Your thoughts about yourself affect your physiology

Do you think you burn a lot of calories? Think you are fit?
Those thoughts may be the result of reality. They also help create reality. 
I am talking about the power of thoughts. You may recognise that what you think influences your mood and behaviour. When I have a positive thought about someone, I feel happy. I may do something nice for the person. 
The effects of thoughts on our mood and behaviour are old news to psychologists. New findings show more amazing effects. In one study, psychologist Alia Crum told a randomly selected half of a group of hotel cleaners how many calories they burned doing their work every day. The truthful number was high. Cleaners in that group lost about a kilogram of weight in the next month. The other cleaners did not lose weight.
Another study, described recently in New Scientist magazine, examined aging. Psychologist Ellen Langer asked a group of older folks to act as if they were 22 years younger during a retreat. Langer made the retreat setting look and sound as it would have 22 years before. There were no mirrors; instead there were photos of the participants taken about 22 years before. The results? The participants showed improved IQ scores, better posture, and less arthritis than before. 
Other studies show that individuals who view aging positively live several years longer than those who do not. I want those extra several years. 

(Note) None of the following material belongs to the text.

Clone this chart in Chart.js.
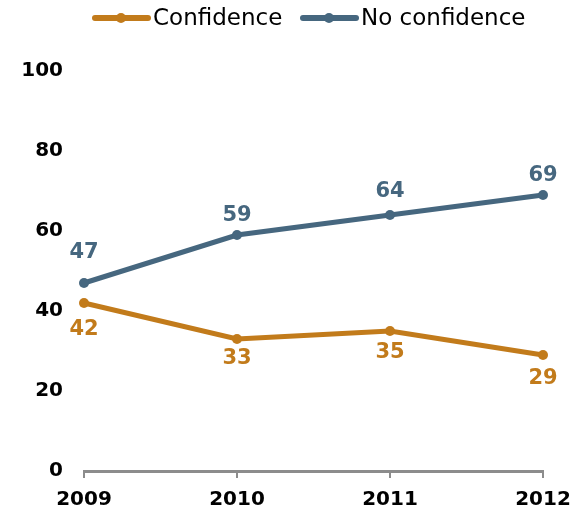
<!DOCTYPE html>
<html>
<head>
<meta charset="utf-8">
<script src="https://cdn.jsdelivr.net/npm/chart.js@4/dist/chart.umd.min.js"></script>
<style>
  html, body { margin: 0; padding: 0; background: #fff; }
  #wrap { width: 581px; height: 512px; position: relative; }
</style>
</head>
<body>
<div id="wrap"><canvas id="c" width="581" height="512"></canvas></div>
<script>
// Survey years and share (%) of respondents
const years = ['2009', '2010', '2011', '2012'];
const confidence = [42, 33, 35, 29];
const noConfidence = [47, 59, 64, 69];
const yTicks = [0, 20, 40, 60, 80, 100];

const ORANGE = '#C27B1B';
const BLUE = '#46677F';
const FONT = '"DejaVu Sans", Verdana, sans-serif';

// Vertical nudge (px) of each value label from its point, kept clear of the lines
const labelNudge = {
  confidence: [27, 20, 22, 24],
  noConfidence: [-30, -19, -23, -19]
};

// Value labels drawn next to each point in the series colour
const valueLabels = {
  id: 'valueLabels',
  afterDatasetsDraw(chart) {
    const ctx = chart.ctx;
    ctx.save();
    ctx.font = 'bold 21px ' + FONT;
    ctx.textAlign = 'center';
    ctx.textBaseline = 'middle';
    chart.data.datasets.forEach((ds, i) => {
      const meta = chart.getDatasetMeta(i);
      const nudge = labelNudge[ds.key];
      ctx.fillStyle = ds.borderColor;
      meta.data.forEach((pt, j) => {
        ctx.fillText(String(ds.data[j]), pt.x, pt.y + nudge[j]);
      });
    });
    ctx.restore();
  }
};

// Legend with a line-and-dot swatch per series
const lineLegend = {
  id: 'lineLegend',
  afterDraw(chart) {
    const ctx = chart.ctx;
    const items = [
      { x: 93, text: 'Confidence', color: ORANGE },
      { x: 301, text: 'No confidence', color: BLUE }
    ];
    const y = 18;
    ctx.save();
    items.forEach(it => {
      ctx.strokeStyle = it.color;
      ctx.lineWidth = 6;
      ctx.lineCap = 'round';
      ctx.beginPath();
      ctx.moveTo(it.x + 2, y);
      ctx.lineTo(it.x + 55, y);
      ctx.stroke();
      ctx.fillStyle = it.color;
      ctx.beginPath();
      ctx.arc(it.x + 28, y, 5, 0, Math.PI * 2);
      ctx.fill();
      ctx.fillStyle = '#000';
      ctx.font = '23px ' + FONT;
      ctx.textAlign = 'left';
      ctx.textBaseline = 'middle';
      ctx.fillText(it.text, it.x + 60, y + 1);
    });
    ctx.restore();
  }
};

new Chart(document.getElementById('c'), {
  type: 'line',
  data: {
    labels: years,
    datasets: [
      {
        key: 'confidence',
        label: 'Confidence',
        data: confidence,
        borderColor: ORANGE,
        backgroundColor: ORANGE,
        borderWidth: 5,
        pointRadius: 5,
        pointBorderWidth: 0,
        pointHoverRadius: 5,
        tension: 0
      },
      {
        key: 'noConfidence',
        label: 'No confidence',
        data: noConfidence,
        borderColor: BLUE,
        backgroundColor: BLUE,
        borderWidth: 5,
        pointRadius: 5,
        pointBorderWidth: 0,
        pointHoverRadius: 5,
        tension: 0
      }
    ]
  },
  options: {
    responsive: false,
    animation: false,
    layout: { padding: { top: 71, right: 38, bottom: 0, left: 0 } },
    plugins: {
      legend: { display: false },
      tooltip: { enabled: false }
    },
    scales: {
      x: {
        offset: false,
        grid: {
          drawOnChartArea: false,
          drawTicks: true,
          tickLength: 7,
          color: '#8C8C8C',
          lineWidth: 2
        },
        border: { display: true, color: '#8C8C8C', width: 3 },
        ticks: {
          color: '#000',
          font: { family: FONT, size: 20, weight: 'bold' },
          padding: 10,
          maxRotation: 0
        },
        afterFit(scale) { scale.height = 41; }
      },
      y: {
        min: 0,
        max: 100,
        afterBuildTicks(scale) { scale.ticks = yTicks.map(v => ({ value: v })); },
        grid: { display: false },
        border: { display: false },
        ticks: {
          color: '#000',
          font: { family: FONT, size: 20, weight: 'bold' },
          padding: 13
        },
        afterFit(scale) { scale.width = 84; }
      }
    }
  },
  plugins: [valueLabels, lineLegend]
});
</script>
</body>
</html>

What do these findings mean for you and me? Be careful of what you think about yourself. If you think of yourself as old and frail, you help make yourself so. If you think of yourself as unfit, you may help make yourself unfit. 
Take the most positive view you can of yourself. If possible, think of yourself as capable, productive, vigorous, mature, etc. If you look for supporting evidence, you may find it. Create the reality you want. 
I see signs of aging in myself — glaucoma, slowed reactions on the tennis court, and so on. Reading about these studies has led me to recognise my good vision and my occasional quick reactions. It has also led me to seek improvements in these areas of life, rather than expecting declines.
I see many students held back by lack of confidence in their abilities. A self-injection of postive thinking can do them and all of us a world of good.